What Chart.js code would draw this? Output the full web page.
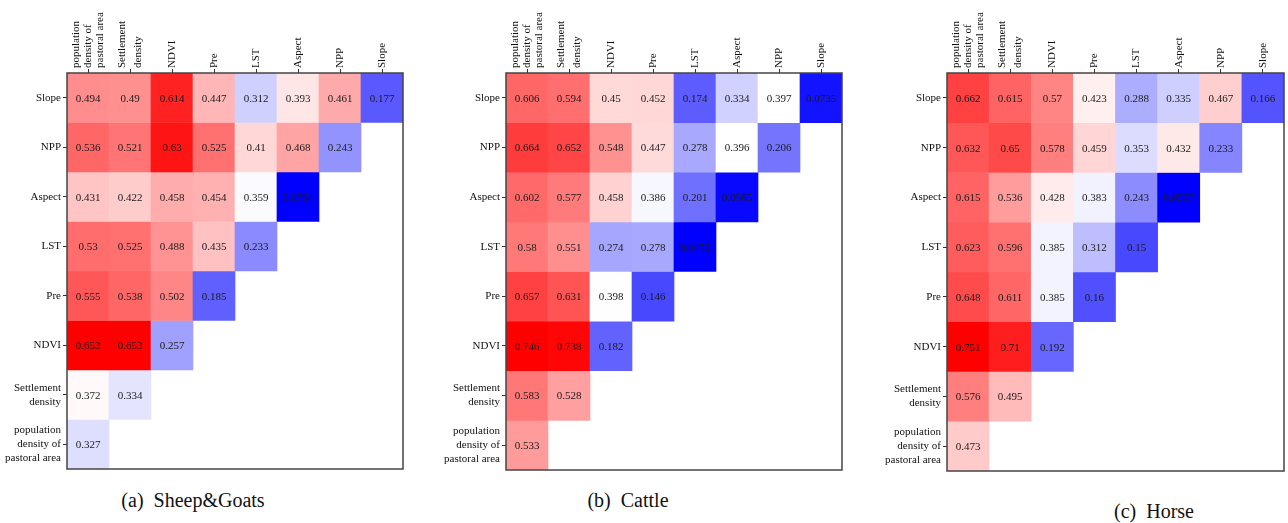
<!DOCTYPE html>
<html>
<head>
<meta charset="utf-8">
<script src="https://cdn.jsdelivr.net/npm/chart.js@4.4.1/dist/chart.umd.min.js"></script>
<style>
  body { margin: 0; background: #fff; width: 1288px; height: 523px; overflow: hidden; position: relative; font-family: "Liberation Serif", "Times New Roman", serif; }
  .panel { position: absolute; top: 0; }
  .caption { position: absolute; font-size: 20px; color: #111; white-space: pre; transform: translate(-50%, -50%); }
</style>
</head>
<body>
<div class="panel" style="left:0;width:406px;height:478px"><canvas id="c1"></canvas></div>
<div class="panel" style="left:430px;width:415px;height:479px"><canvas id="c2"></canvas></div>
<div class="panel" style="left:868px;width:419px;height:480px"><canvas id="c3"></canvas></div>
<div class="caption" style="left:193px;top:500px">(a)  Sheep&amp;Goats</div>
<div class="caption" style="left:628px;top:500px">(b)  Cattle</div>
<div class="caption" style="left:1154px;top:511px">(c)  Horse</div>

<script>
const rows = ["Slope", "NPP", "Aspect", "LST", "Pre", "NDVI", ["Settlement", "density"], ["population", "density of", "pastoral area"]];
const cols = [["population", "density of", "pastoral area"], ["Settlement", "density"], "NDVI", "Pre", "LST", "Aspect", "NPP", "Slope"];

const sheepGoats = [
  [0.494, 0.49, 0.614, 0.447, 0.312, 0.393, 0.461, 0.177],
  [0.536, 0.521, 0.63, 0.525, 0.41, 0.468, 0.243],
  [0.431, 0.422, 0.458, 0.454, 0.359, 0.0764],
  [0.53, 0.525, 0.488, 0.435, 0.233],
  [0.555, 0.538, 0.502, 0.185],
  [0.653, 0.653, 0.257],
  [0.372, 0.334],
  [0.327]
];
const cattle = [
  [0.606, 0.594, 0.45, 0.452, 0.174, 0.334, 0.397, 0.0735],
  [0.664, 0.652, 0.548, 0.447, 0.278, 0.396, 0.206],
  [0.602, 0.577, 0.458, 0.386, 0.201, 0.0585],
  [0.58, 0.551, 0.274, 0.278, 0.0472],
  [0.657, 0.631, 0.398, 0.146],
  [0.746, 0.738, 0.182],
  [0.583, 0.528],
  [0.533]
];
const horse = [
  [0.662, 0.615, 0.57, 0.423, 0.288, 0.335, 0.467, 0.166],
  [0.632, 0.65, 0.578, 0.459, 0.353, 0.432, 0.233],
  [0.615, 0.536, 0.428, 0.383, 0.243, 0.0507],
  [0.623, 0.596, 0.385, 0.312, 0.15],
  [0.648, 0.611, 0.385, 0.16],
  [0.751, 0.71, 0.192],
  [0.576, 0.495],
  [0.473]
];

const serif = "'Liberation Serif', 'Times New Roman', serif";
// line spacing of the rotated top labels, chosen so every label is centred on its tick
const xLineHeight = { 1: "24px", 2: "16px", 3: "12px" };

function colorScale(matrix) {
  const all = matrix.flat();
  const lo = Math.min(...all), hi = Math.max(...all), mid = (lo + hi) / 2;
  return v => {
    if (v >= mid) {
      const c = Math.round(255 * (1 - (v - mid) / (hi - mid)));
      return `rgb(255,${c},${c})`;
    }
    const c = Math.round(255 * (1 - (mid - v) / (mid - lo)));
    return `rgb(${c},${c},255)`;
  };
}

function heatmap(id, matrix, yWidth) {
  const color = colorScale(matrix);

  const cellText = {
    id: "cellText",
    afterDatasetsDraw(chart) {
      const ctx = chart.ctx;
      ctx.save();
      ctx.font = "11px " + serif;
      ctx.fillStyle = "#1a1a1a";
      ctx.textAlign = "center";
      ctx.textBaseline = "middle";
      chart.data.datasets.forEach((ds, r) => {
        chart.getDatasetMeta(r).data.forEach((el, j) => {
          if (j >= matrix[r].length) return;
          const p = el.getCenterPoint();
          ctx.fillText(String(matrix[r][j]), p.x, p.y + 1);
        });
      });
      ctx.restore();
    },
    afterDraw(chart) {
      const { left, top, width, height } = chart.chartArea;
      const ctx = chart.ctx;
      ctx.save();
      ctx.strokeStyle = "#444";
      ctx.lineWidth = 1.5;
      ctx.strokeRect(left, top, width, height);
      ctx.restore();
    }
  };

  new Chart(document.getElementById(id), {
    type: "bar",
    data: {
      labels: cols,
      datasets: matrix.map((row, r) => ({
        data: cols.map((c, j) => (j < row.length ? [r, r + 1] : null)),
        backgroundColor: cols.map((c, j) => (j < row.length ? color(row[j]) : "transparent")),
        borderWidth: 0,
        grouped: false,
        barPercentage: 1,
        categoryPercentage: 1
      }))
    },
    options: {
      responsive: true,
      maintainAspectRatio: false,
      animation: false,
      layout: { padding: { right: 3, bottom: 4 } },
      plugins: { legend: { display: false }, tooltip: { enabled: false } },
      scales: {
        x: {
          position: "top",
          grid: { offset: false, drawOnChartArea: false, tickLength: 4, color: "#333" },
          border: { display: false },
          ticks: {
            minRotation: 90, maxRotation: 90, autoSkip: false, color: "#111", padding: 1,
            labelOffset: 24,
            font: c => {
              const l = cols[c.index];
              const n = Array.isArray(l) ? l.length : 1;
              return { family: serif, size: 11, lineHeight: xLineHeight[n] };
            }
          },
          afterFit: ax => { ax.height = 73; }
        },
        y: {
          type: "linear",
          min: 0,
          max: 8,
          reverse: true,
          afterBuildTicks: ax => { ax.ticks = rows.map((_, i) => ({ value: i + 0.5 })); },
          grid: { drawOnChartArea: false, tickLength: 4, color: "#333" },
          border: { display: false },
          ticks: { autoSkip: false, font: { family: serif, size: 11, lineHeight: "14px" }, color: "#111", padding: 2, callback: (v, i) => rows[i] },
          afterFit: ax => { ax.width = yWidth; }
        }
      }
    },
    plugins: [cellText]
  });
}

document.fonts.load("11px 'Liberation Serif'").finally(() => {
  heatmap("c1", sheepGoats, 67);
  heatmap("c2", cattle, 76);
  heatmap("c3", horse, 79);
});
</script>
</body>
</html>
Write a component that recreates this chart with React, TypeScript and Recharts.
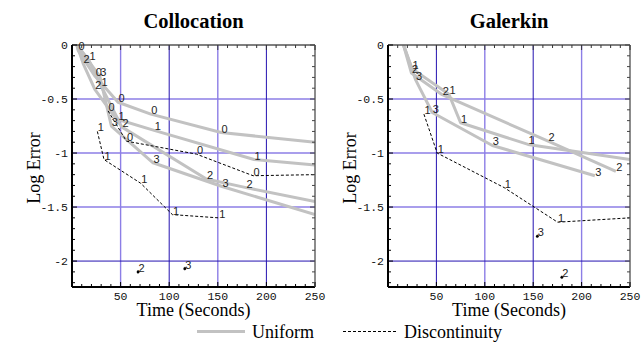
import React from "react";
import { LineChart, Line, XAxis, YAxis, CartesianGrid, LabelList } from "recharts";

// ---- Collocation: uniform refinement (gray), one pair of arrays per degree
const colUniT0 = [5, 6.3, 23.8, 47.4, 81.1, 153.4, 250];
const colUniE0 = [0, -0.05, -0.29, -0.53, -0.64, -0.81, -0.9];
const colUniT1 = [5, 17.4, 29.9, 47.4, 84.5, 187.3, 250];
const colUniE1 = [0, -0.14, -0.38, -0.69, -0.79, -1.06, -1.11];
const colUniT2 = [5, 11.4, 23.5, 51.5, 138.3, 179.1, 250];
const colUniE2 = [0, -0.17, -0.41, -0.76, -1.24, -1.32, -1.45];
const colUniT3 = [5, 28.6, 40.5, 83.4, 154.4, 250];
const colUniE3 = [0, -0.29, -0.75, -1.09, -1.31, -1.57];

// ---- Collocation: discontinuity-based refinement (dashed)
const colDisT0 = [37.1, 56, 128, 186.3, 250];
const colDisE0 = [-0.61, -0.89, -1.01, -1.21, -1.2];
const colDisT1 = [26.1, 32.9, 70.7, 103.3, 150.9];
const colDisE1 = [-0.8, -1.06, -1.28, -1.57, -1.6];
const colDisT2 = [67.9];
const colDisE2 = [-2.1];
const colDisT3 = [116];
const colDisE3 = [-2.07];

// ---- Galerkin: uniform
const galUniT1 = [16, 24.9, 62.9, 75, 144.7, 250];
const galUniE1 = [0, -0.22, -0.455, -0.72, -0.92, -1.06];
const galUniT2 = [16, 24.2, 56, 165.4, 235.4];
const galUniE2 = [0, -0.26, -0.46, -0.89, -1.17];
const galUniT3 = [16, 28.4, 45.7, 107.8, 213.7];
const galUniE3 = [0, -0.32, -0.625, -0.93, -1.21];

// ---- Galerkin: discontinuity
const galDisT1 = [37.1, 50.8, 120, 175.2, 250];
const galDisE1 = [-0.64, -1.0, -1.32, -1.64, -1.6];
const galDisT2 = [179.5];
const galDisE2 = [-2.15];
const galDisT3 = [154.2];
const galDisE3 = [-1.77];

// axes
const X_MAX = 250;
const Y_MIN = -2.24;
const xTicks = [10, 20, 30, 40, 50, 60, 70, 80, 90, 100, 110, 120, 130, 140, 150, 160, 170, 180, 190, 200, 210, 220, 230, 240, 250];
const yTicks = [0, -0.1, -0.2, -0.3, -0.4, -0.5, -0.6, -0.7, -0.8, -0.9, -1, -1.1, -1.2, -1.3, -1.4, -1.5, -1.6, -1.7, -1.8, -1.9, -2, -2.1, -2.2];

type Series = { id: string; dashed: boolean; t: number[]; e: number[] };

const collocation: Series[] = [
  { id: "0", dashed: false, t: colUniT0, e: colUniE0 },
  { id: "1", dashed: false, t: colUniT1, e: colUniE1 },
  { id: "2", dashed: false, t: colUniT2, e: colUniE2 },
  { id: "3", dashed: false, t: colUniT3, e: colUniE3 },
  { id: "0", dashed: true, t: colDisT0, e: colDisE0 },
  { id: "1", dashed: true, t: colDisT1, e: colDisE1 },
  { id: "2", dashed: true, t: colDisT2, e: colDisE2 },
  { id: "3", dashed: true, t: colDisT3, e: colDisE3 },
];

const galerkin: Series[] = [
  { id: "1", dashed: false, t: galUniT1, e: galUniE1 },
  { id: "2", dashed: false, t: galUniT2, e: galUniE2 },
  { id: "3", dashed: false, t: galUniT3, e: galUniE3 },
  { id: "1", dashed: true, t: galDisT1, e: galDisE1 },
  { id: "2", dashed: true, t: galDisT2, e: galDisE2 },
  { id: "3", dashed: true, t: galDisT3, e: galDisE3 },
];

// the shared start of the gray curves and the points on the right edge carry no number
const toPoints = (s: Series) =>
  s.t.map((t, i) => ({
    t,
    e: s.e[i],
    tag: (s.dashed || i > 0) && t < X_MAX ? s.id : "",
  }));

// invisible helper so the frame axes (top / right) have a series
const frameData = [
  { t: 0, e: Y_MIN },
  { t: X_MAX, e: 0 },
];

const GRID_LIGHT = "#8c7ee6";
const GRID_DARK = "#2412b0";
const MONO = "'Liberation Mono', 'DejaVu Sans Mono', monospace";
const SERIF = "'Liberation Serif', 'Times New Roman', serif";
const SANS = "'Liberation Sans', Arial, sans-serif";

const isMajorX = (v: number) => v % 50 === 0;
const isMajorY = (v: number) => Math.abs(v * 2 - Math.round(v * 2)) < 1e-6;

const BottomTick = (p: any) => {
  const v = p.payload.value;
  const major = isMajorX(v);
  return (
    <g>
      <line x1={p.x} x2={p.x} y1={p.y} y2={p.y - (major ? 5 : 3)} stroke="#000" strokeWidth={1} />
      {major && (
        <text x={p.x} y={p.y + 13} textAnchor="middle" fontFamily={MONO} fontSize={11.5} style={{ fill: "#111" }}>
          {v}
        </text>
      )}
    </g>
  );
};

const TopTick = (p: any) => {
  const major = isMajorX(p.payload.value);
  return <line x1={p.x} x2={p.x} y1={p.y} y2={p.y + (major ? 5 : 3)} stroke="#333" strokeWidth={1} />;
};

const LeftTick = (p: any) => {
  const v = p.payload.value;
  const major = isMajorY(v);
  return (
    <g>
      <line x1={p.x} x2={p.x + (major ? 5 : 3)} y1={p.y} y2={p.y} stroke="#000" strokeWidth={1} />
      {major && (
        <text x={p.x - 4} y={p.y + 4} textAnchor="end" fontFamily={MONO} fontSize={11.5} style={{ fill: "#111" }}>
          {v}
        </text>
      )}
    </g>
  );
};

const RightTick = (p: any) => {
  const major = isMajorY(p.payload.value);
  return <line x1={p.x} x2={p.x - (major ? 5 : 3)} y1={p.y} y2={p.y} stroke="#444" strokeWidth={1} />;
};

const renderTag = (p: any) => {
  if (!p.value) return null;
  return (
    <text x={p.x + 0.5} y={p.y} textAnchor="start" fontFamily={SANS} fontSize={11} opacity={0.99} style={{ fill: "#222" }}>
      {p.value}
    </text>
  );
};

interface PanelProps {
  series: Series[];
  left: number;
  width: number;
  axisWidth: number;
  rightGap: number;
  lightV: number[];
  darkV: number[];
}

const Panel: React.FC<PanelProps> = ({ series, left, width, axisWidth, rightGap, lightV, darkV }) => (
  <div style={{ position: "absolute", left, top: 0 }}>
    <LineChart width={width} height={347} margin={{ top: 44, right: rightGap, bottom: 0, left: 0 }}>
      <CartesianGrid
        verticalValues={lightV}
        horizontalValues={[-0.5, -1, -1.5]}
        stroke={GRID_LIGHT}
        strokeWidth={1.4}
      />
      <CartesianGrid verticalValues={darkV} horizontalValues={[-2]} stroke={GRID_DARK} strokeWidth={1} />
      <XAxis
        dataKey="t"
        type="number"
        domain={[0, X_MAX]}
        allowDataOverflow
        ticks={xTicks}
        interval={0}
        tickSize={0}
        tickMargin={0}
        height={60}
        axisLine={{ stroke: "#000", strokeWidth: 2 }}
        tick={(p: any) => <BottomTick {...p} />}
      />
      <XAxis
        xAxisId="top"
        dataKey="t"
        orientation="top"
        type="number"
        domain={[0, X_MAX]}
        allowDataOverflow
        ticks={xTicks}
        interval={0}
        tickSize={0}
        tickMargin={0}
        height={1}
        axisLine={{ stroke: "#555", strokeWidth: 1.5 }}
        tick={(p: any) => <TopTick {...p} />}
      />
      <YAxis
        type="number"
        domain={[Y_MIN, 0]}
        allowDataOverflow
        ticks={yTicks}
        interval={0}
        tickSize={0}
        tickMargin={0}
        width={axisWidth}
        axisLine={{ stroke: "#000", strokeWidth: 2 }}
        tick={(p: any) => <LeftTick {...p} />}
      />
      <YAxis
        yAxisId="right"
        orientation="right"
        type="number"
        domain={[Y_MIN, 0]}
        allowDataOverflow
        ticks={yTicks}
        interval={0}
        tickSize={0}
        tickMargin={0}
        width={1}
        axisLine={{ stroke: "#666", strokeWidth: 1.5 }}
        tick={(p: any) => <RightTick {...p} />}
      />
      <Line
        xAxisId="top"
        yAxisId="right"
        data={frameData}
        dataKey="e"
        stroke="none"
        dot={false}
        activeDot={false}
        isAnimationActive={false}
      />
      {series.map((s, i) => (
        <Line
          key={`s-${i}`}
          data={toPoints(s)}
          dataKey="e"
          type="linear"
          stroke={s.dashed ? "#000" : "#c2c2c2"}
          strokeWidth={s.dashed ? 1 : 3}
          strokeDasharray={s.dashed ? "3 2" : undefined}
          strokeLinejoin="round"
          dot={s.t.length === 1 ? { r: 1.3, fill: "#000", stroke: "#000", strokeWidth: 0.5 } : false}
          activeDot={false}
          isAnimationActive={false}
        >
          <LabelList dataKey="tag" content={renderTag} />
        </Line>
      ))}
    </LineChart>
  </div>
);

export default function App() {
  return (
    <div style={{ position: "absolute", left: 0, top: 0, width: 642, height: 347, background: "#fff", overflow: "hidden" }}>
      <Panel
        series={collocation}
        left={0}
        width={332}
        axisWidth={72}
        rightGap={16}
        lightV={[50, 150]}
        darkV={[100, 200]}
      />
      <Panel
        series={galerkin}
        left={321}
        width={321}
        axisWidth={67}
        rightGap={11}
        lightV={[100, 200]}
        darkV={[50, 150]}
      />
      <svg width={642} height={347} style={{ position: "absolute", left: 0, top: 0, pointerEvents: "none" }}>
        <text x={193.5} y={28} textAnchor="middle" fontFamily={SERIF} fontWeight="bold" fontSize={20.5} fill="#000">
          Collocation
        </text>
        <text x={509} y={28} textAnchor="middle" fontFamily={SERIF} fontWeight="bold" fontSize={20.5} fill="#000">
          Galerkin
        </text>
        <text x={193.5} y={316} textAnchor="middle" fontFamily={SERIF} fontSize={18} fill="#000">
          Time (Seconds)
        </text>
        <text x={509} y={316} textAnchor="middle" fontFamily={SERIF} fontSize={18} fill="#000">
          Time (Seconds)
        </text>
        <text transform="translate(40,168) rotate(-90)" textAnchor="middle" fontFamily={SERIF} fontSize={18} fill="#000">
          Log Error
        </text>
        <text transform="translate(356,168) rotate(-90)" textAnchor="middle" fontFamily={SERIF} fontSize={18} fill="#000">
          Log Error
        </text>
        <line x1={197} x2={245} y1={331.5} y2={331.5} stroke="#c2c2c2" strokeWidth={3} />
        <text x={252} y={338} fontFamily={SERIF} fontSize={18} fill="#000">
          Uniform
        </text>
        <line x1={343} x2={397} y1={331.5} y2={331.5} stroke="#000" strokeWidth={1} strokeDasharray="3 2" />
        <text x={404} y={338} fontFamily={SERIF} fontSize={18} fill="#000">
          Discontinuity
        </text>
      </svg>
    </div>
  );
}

INSTRUCTION
Filter for "this". Return all lines that hold it.

CORRECT ANSWER
What Chart.js code would draw this? Output the full web page.
Write a component that recreates this chart with React, TypeScript and Recharts.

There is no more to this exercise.